Our investigations of nuclear markers reveal clear spatial genetic structures between hazel populations. As implied from the general comparison of the different marker sets and shown by our results, AFLPs are well suited in this regard. Mantel tests for all populations showed high correlations between geographic and genetic distances. The Mantel test based on isozymes showed a weak but significant correlation, but it was not possible to draw a more detailed picture of regional geographic/genetic differentiation. This result is supported by the most recent work of Persson et al. (2004) who analysed 40 populations of hazel spreading from Scandinavia to Croatia and UK to Slovakia. The authors reported a “lack of regional differences in allele frequencies” and low genetic variation between populations, especially in Central Europe with G ST values between 3 and 5 %, which is in accordance with the findings of our study. Similar results were obtained in beech analysing isozyme genetic variation (Konnert et al. 2000).

In contrast the cluster analysis for AFLPs showed a higher resolution of regional spatial structures because most of the geographically adjacent populations are also genetically adjacent. One of a few exceptions is the population RP-BO from Rhineland-Palatinate. Different resolutions in the detection of spatial structures with different marker sets were also shown in beech populations in Germany. No or only weak structuring was observed with isozymes, whereas highly polymorphic SSR markers revealed strong clustering of different regions (Konnert et al. 2000; Rajendra 2011).

The occurrence of spatial genetic structures in different regions is supported by autocorrelation analysis and calculation of genetic barriers. Autocorrelation analysis showed spatial genetic structures in two distance classes which refer first to the genetic differentiation of German populations on the one hand and the two southern populations on the other hand and second to the regional genetic structure within a distance of about 110 km. Delineation of genetically differentiated areas by genetic barriers indicate pronounced differences among German hazel populations at least in the most northwestern and the southwestern parts of the German distribution. Concerning the two populations from southern Europe, AFLP data surprisingly showed the Italian population relatively close to the German populations, whereas the Hungarian population is highly differentiated. This result seems to contradict the result of the cpDNA analysis which showed that the German and Hungarian populations share the same haplotype. If AFLPs represent mostly nuclear genetic information, which is very likely if random amplification of the large nuclear and the comparably small chloroplast genome is assumed (Schroeder and Degen 2008), this result possibly suggests that nuclear genetic structures of German hazel populations were influenced by more than one glacial refugia. It is conceivable that initially one refugia in southwest Europe spread to the north east and was later influenced by pollen flow from other refugia.
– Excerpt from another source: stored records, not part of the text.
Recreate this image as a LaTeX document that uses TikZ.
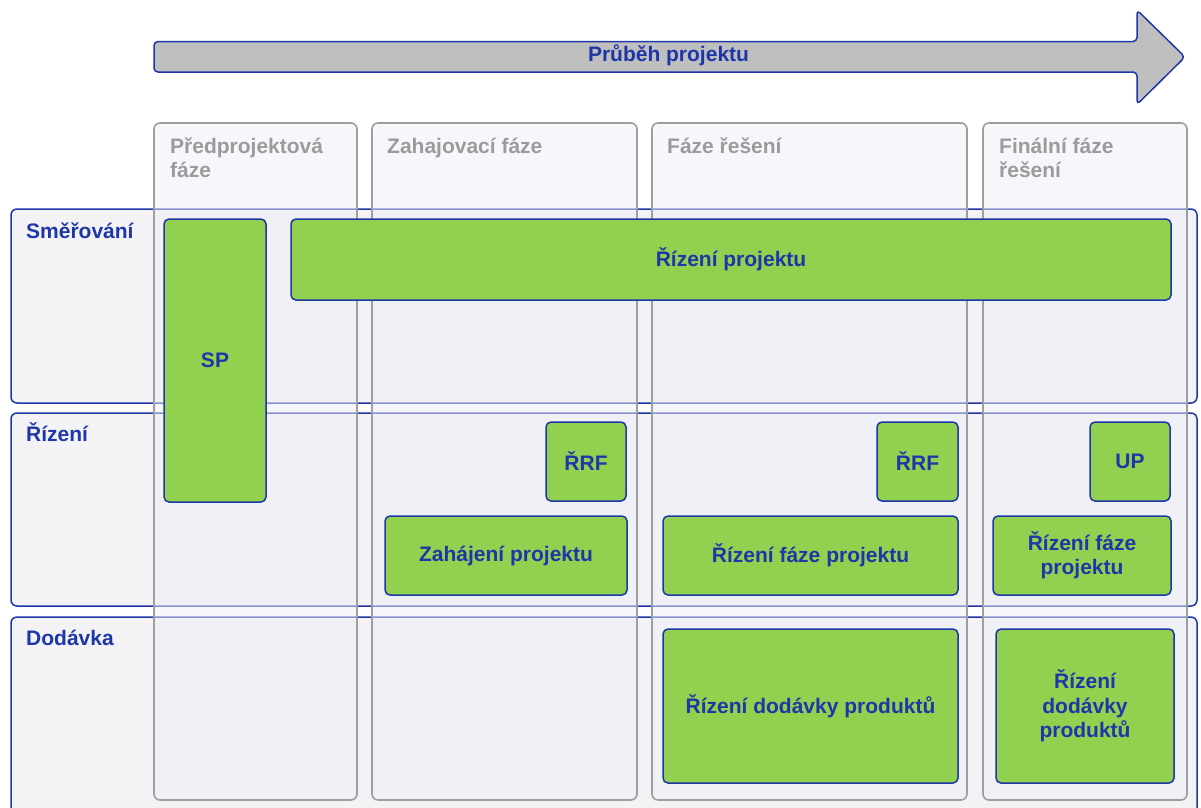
\documentclass[tikz,border=0pt]{standalone}
\usepackage{fontspec}
\setmainfont{Liberation Sans}
\definecolor{pblue}{HTML}{1E36A8}
\definecolor{pgreen}{HTML}{92D050}
\definecolor{pgrey}{HTML}{BFBFBF}
\definecolor{colline}{HTML}{9E9E9E}
\definecolor{coltext}{HTML}{9B9B9B}
\definecolor{colfill}{HTML}{EEF0F8}
\definecolor{rowfill}{HTML}{F3F3F5}
\begin{document}
\begin{tikzpicture}[x=1pt,y=-1pt,
  txt/.style={font=\fontsize{21}{24.5}\selectfont\bfseries},
  rowbox/.style={draw=pblue,line width=1.5pt,fill=rowfill,rounded corners=6pt,
    inner sep=0pt,outer sep=0pt,minimum width=1186pt},
  rowlabel/.style={txt,text=pblue,anchor=base west,inner sep=0pt},
  colbox/.style={draw=colline,line width=1.6pt,fill=colfill,fill opacity=0.5,
    draw opacity=1,rounded corners=6pt,inner sep=0pt,outer sep=0pt,minimum height=677pt},
  colhead/.style={txt,text=coltext,anchor=base west,inner sep=0pt,align=left},
  greenbox/.style={txt,text=pblue,draw=pblue,line width=1.5pt,fill=pgreen,
    rounded corners=5pt,inner sep=0pt,outer sep=0pt,align=center},
  flow/.style={draw=pblue,line width=1.5pt,fill=pgrey,rounded corners=4pt,line join=round}]
\useasboundingbox (0,0) rectangle (1201,807);
\clip (0,0) rectangle (1201,807);

% timeline arrow
\path[flow] (154,41.5) -- (1137,41.5) -- (1137,10) -- (1185,57) -- (1137,104.5)
  -- (1137,72) -- (154,72) -- cycle;
\node[txt,text=pblue,anchor=base,inner sep=0pt] (flowlabel) at (668.5,61.7) {Průběh projektu};

% process rows
\node[rowbox,minimum height=194pt] (rowS) at (604,306) {};
\node[rowbox,minimum height=193pt] (rowR) at (604,509.5) {};
\node[rowbox,minimum height=210pt] (rowD) at (604,722) {};
\node[rowlabel] (labS) at (26,238) {Směřování};
\node[rowlabel] (labR) at (26,441.5) {Řízení};
\node[rowlabel] (labD) at (26,645.5) {Dodávka};

% project phases (two-line headers are placed by their last baseline)
\node[colbox,minimum width=203pt] (col1) at (255.5,461.5) {};
\node[colbox,minimum width=265pt] (col2) at (504.5,461.5) {};
\node[colbox,minimum width=315pt] (col3) at (809.5,461.5) {};
\node[colbox,minimum width=204pt] (col4) at (1085,461.5) {};
\node[colhead] (head1) at (170,177.5) {Předprojektová\\fáze};
\node[colhead] (head2) at (387,153.3) {Zahajovací fáze};
\node[colhead] (head3) at (667,153.3) {Fáze řešení};
\node[colhead] (head4) at (999,177.5) {Finální fáze\\řešení};

% processes
\node[greenbox,minimum width=102pt,minimum height=283pt] (sp) at (215,360.5) {SP};
\node[greenbox,minimum width=880pt,minimum height=81pt] (rp) at (731,259.5) {Řízení projektu};
\node[greenbox,minimum width=80pt,minimum height=79pt] (rrf1) at (586,461.5) {ŘRF};
\node[greenbox,minimum width=81pt,minimum height=79pt] (rrf2) at (917.5,461.5) {ŘRF};
\node[greenbox,minimum width=80pt,minimum height=79pt] (up) at (1130,461.5) {UP};
\node[greenbox,minimum width=242pt,minimum height=79pt] (zp) at (506,555.5) {Zahájení projektu};
\node[greenbox,minimum width=295pt,minimum height=79pt] (rfp1) at (810.5,555.5) {Řízení fáze projektu};
\node[greenbox,minimum width=178pt,minimum height=79pt] (rfp2) at (1082,555.5) {Řízení fáze\\projektu};
\node[greenbox,minimum width=295pt,minimum height=154pt] (rdp1) at (810.5,706) {Řízení dodávky produktů};
\node[greenbox,minimum width=178pt,minimum height=154pt] (rdp2) at (1085,706) {Řízení\\dodávky\\produktů};
\end{tikzpicture}
\end{document}
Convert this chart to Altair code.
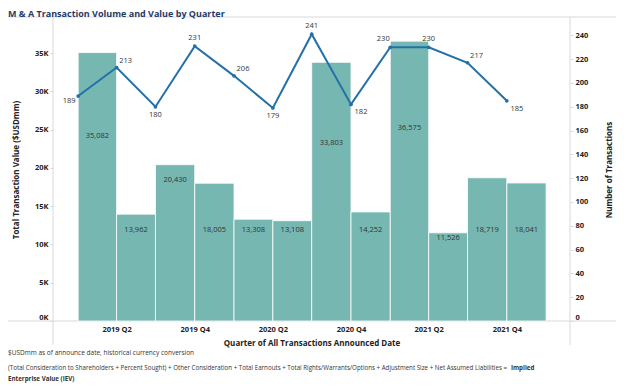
import altair as alt
import pandas as pd

# ---- data ----
quarter_starts = ["2019-01-01", "2019-04-01", "2019-07-01", "2019-10-01",
                  "2020-01-01", "2020-04-01", "2020-07-01", "2020-10-01",
                  "2021-01-01", "2021-04-01", "2021-07-01", "2021-10-01"]
transaction_value = [35082, 13962, 20430, 18005, 13308, 13108,
                     33803, 14252, 36575, 11526, 18719, 18041]
transaction_count = [189, 213, 180, 231, 206, 179, 241, 182, 230, 230, 217, 185]
x_tick_dates = ["2019-04-01", "2019-10-01", "2020-04-01",
                "2020-10-01", "2021-04-01", "2021-10-01"]
value_ticks = [0, 5000, 10000, 15000, 20000, 25000, 30000, 35000]
count_ticks = [0, 20, 40, 60, 80, 100, 120, 140, 160, 180, 200, 220, 240]

title_text = "M & A Transaction Volume and Value by Quarter"
y_left_title = "Total Transaction Value ($USDmm)"
y_right_title = "Number of Transactions"
x_title = "Quarter of All Transactions Announced Date"
note_1 = "$USDmm as of announce date, historical currency conversion"
note_2 = ("(Total Consideration to Shareholders + Percent Sought) + Other Consideration + "
          "Total Earnouts + Total Rights/Warrants/Options + Adjustment Size + "
          "Net Assumed Liabilities = ")
note_2_bold = "Implied"
note_3_bold = "Enterprise Value (IEV)"

# ---- build table ----
starts = pd.to_datetime(quarter_starts)
ends = starts + pd.offsets.QuarterBegin(startingMonth=1)
mids = starts + (ends - starts) / 2


def iso(ts):
    return ts.strftime("%Y-%m-%dT%H:%M:%SZ")


# label placement for the count line, derived from neighbouring values
n = len(transaction_count)
place = []
for i, c in enumerate(transaction_count):
    prev = transaction_count[i - 1] if i > 0 else None
    nxt = transaction_count[i + 1] if i < n - 1 else None
    neigh = [v for v in (prev, nxt) if v is not None]
    d_in = abs(c - prev) if prev is not None else 0
    d_out = abs(nxt - c) if nxt is not None else 0
    if all(c < v for v in neigh):
        if prev is None:
            place.append("below-left")
        elif d_in > d_out:
            place.append("below-right")
        else:
            place.append("below-center")
    else:
        if prev is not None and nxt is not None and prev > c > nxt:
            place.append("above-right")
        elif prev is not None and nxt is not None and prev < c and nxt == c:
            place.append("above-left")
        elif prev is not None and nxt is not None and prev < c > nxt and d_out > d_in:
            place.append("above-right")
        else:
            place.append("above-center")

df = pd.DataFrame({
    "start": [iso(t) for t in starts],
    "end": [iso(t) for t in ends],
    "mid": [iso(t) for t in mids],
    "value": transaction_value,
    "count": transaction_count,
    "place": place,
})


def dt(s):
    y, m, d = (int(p) for p in s.split("-"))
    return alt.DateTime(year=y, month=m, date=d, utc=True)


FONT = "Open Sans"
TEXT = "#333333"
BAR = "#76b7b2"
LINE = "#2471a8"
BORDER = "#d9d9d9"

W, H = 517, 303

xscale = alt.Scale(type="utc", domain=[dt("2018-11-03"), dt("2022-02-26")])
yl_scale = alt.Scale(domain=[0, 39600], nice=False, zero=True)
yr_scale = alt.Scale(domain=[0, 254.6], nice=False, zero=True)

zero_up = {"condition": {"test": "datum.value == 0", "value": "bottom"}, "value": "middle"}

x_axis = alt.Axis(values=[dt(s) for s in x_tick_dates], format="%Y Q%q",
                  title=x_title, ticks=False, domain=False, grid=False,
                  labelPadding=4, titlePadding=7, labelFontWeight="bold",
                  labelFontSize=7.5, titleFontSize=8, labelColor="#222",
                  titleColor="#222")

base = alt.Chart(df)

bars = base.mark_bar(color=BAR, stroke="white", strokeWidth=0.8).encode(
    x=alt.X("start:T", scale=xscale, axis=x_axis),
    x2="end:T",
    y=alt.Y("value:Q", scale=yl_scale,
            axis=alt.Axis(values=value_ticks, labelExpr="(datum.value/1000) + 'K'",
                          title=y_left_title, grid=False, domain=False,
                          tickSize=3, tickColor=BORDER, labelPadding=2,
                          labelBaseline=zero_up,
                          labelFontWeight="bold", labelFontSize=7.5,
                          labelColor="#222", titleFontSize=8, titleColor="#222",
                          titlePadding=14)),
    y2=alt.datum(0),
)

bar_labels = base.transform_calculate(
    labelpos="datum.value > 30000 ? datum.value * 0.69 : "
             "(datum.value > 20000 ? datum.value - 2000 : min(datum.value - 700, 11900))",
    labeltxt="format(datum.value, ',')",
).mark_text(font=FONT, fontSize=7.5, color=TEXT).encode(
    x=alt.X("mid:T", scale=xscale, axis=x_axis),
    y=alt.Y("labelpos:Q", scale=yl_scale, axis=None),
    text="labeltxt:N",
)

line = base.mark_line(color=LINE, strokeWidth=2).encode(
    x=alt.X("start:T", scale=xscale, axis=x_axis),
    y=alt.Y("count:Q", scale=yr_scale,
            axis=alt.Axis(orient="right", values=count_ticks, title=y_right_title,
                          grid=False, domain=False, tickSize=3, tickColor=BORDER,
                          labelPadding=2, labelBaseline=zero_up,
                          labelFontWeight="bold", labelFontSize=7.5,
                          labelColor="#222", titleFontSize=8, titleColor="#222",
                          titleAngle=270, titlePadding=26)),
)

points = base.mark_circle(color=LINE, size=14, opacity=1).encode(
    x=alt.X("start:T", scale=xscale, axis=x_axis),
    y=alt.Y("count:Q", scale=yr_scale, axis=None),
)

offsets = {
    "above-center": (0, -8), "above-right": (9, -7), "above-left": (-7, -8),
    "below-center": (0, 8), "below-left": (-9, 5), "below-right": (10, 8),
}
count_labels = []
for key, (ddx, ddy) in offsets.items():
    count_labels.append(
        base.transform_filter(alt.datum.place == key).mark_text(
            font=FONT, fontSize=7.5, color=TEXT, dx=ddx, dy=ddy).encode(
            x=alt.X("start:T", scale=xscale, axis=x_axis),
            y=alt.Y("count:Q", scale=yr_scale, axis=None),
            text="count:Q",
        )
    )

one = pd.DataFrame({"k": [0]})


def hrule(y, x1, x2):
    return alt.Chart(one).mark_rule(color=BORDER, strokeWidth=1).encode(
        y=alt.value(y), x=alt.value(x1), x2=alt.value(x2))


def vrule(x, y1, y2):
    return alt.Chart(one).mark_rule(color=BORDER, strokeWidth=1).encode(
        x=alt.value(x), y=alt.value(y1), y2=alt.value(y2))


def label(txt, x, y, size, weight="normal", color=TEXT):
    return alt.Chart(one).mark_text(
        text=txt, font=FONT, fontSize=size, fontWeight=weight, color=color,
        align="left", baseline="middle").encode(x=alt.value(x), y=alt.value(y))


decor = [
    hrule(-1, -45, W + 46),
    hrule(H, -45, W + 46),
    vrule(0, -1, H + 24),
    vrule(W, -1, H + 24),
]

notes = [
    label(title_text, -45, -4.5, 9, "bold", "#1f3b66"),
    label(note_1, -45, 335, 6.5),
    label(note_2, -45, 350, 6.2),
    label(note_2_bold, 458, 350, 6.2, "bold"),
    label(note_3_bold, -45, 361, 6.2, "bold"),
]

chart = alt.layer(
    *decor, bars, bar_labels, line, points, *count_labels, *notes
).resolve_scale(y="independent").properties(
    width=W, height=H,
    autosize=alt.AutoSizeParams(type="none"),
    padding={"left": 45, "top": 10, "right": 46, "bottom": 63},
).configure_view(stroke=None).configure_axis(
    labelFont=FONT, titleFont=FONT, titleFontWeight="bold"
)

chart.save("out.html", embed_options={"renderer": "svg", "actions": False})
In summary, our data show that our working hypothesis concerning the absence of isolation by distance between German and southern populations and among German populations only must be rejected. Present genetic structures of hazel in Germany indicate that the effects of gene flow resulting from human activity and hybridization events due to the domestication since Roman times, and the strong trade in hazel germplasm, are more restricted than expected. Our results indicate a general trend for isolation by distance and moreover genetic differentiation between hazel populations of different geographic regions of Germany.